Etre quitte plutôt qu’à perpétuer la logique de l’endettement mutuel Norbert Alter, explique très bien la manière ambiguë dont ce refus se met en place : si l’entreprise accepte l’investissement, l’engagement de ses salariés, elle le fait sans célébrer le geste, ce qui revient à ne pas reconnaître sa valeur. Elle cherche à être quitte (ce qui est plus rationnel et plus conforme aux principes du management) plutôt qu’à perpétuer la logique de l’endettement mutuel.
L’exemple des manifestations festives dans l’entreprise est, à ce titre, particulièrement frappant. Les fêtes professionnelles, les moments et plaisirs dérobés dans le travail, expressions rituelles et symboliques d’un collectif vivant (et toujours un peu déviant) sont de moins en moins tolérées alors qu’au contraire les manifestations organisées par l’entreprise et encadrées par elles se font plus nombreuses à l’extérieur du lieu de travail (c’est le cas, par exemple, des « résidentiels »).
Finalement, Norbert Alter montre que les pratiques managériales sont victimes d’elles-mêmes : pour des raisons culturelles (croyances et valeurs mobilisées) elles se trouvent incapables de saisir les ressources spontanées qui s’offrent à elles et dont sont porteurs les salariés.
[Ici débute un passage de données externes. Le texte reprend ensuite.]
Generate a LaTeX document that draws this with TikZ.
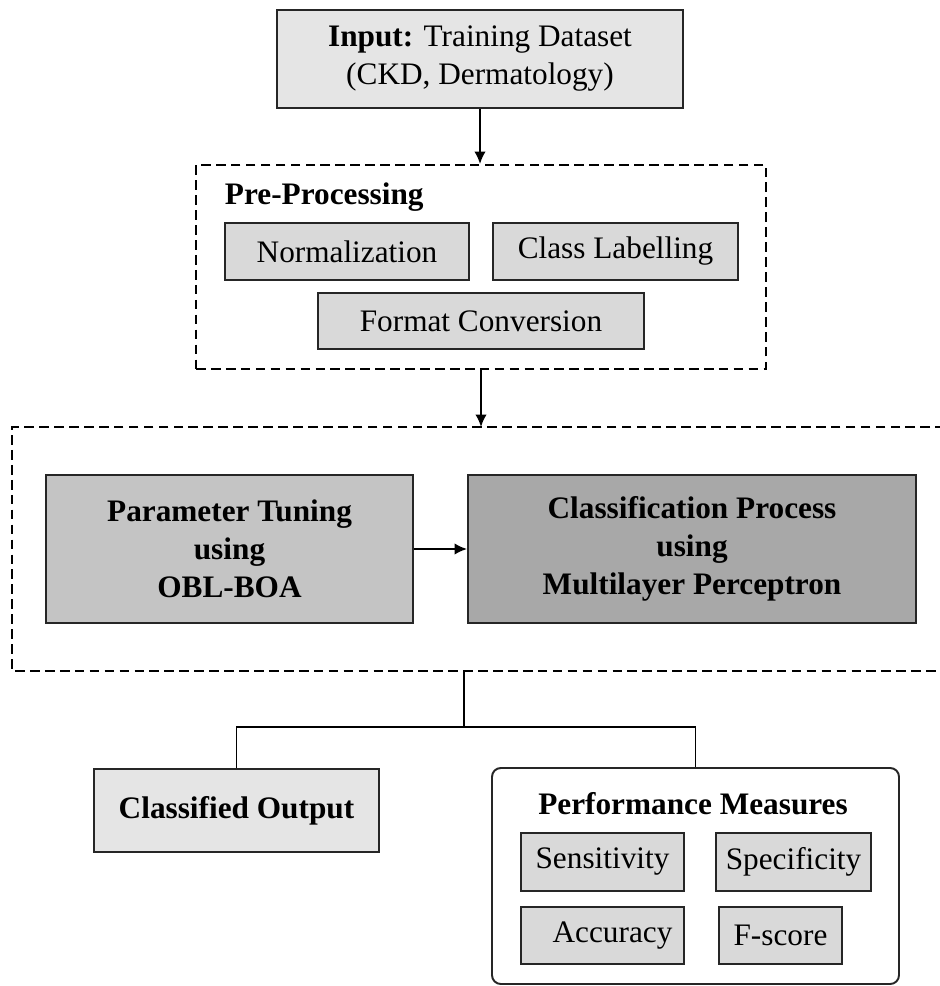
\documentclass[tikz,border=0pt]{standalone}
\usepackage{fontspec}
\setmainfont{Liberation Serif}
\usetikzlibrary{positioning,arrows.meta}
\begin{document}
\begin{tikzpicture}
[
 line width=1.1pt,
 >={Latex[length=2.5mm,width=2.3mm]},
 align=center,
 inner sep=1mm,
 font=\fontsize{17.8}{21.6}\selectfont,
 bold/.style={font=\fontsize{17.8}{21.6}\selectfont\bfseries},
 box/.style={draw=black!85,rectangle,fill=gray!20},
 sub/.style={draw=black!85,rectangle,fill=gray!30},
 dashedbox/.style={draw=black,rectangle,dash pattern=on 5.5pt off 3pt}
]
\useasboundingbox (0,0) rectangle (18.78,-19.72);
% input and pre-processing
\node (input) [box,minimum width=8.12cm,minimum height=1.96cm] at (9.6,-1.18) {\textbf{Input:} Training Dataset\\(CKD, Dermatology)};
\node (pre) [dashedbox,minimum width=11.4cm,minimum height=4.08cm] at (9.62,-5.34) {};
\node (pre-title) [bold,anchor=west] at (4.38,-3.94) {Pre-Processing};
\node (norm) [sub,minimum width=4.88cm,minimum height=1.14cm] at (6.94,-5.03) {Normalization};
\node (label) [sub,minimum width=4.9cm,minimum height=1.14cm] at (12.31,-5.03) {Class Labelling};
\node (format) [sub,minimum width=6.52cm,minimum height=1.12cm] at (9.62,-6.42) {Format Conversion};
\draw[->] (input.south) -- (input.south |- pre.north);
% classification stage
\coordinate (stage-nw) at (0.24,-8.54);
\coordinate (stage-sw) at (0.24,-13.42);
\coordinate (stage-ne) at (18.9,-8.54);
\coordinate (stage-se) at (18.9,-13.42);
\draw[dashedbox] (stage-ne) -- (stage-nw) -- (stage-sw) -- (stage-se);
\draw[->] (pre.south) -- (pre.south |- stage-nw);
\node (tuning) [box,bold,fill=gray!46,minimum width=7.34cm,minimum height=2.96cm] at (4.59,-10.98) {Parameter Tuning\\using\\OBL-BOA};
\node (process) [box,bold,fill=gray!68,minimum width=8.96cm,minimum height=2.96cm] at (13.84,-10.98) {Classification Process\\using\\Multilayer Perceptron};
\draw[->] (tuning) -- (process);
% outputs
\node (output) [box,bold,fill=gray!20,minimum width=5.7cm,minimum height=1.66cm] at (4.73,-16.21) {Classified Output};
\node (perf) [draw=black!85,rounded corners=5pt,fill=white,minimum width=8.14cm,minimum height=4.32cm] at (13.91,-17.52) {};
\node (perf-title) [bold] at (13.86,-16.08) {Performance Measures};
\node (sens) [sub,minimum width=3.26cm,minimum height=1.16cm] at (12.05,-17.24) {Sensitivity};
\node (spec) [sub,minimum width=3.1cm,minimum height=1.16cm] at (15.87,-17.24) {Specificity};
\node (acc) [sub,minimum width=3.26cm,minimum height=1.14cm] at (12.05,-18.71) {\hspace*{4mm}Accuracy};
\node (fscore) [sub,minimum width=2.46cm,minimum height=1.14cm] at (15.61,-18.71) {F-score};
\coordinate (stage-out) at (9.28,-13.42);
\coordinate (split) at (9.28,-14.54);
\draw (stage-out) -- (split);
\draw (output.north) |- (split) -| (perf.north);
\end{tikzpicture}
\end{document}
En d’autres termes, les entreprises sont incapables de produire la reconnaissance qui nécessite d’être associée au don. A ce titre, on peut parler d’une véritable panne dans la dynamique de la reconnaissance que les organisations sont en mesure de générer. Cette panne produit au mieux de la prise de distance des salariés vis-à-vis de leur rôle. Elle produit aussi une partie de ce que l’on range aujourd’hui derrière l’euphémique et managériale bannière des « risques psycho-sociaux ».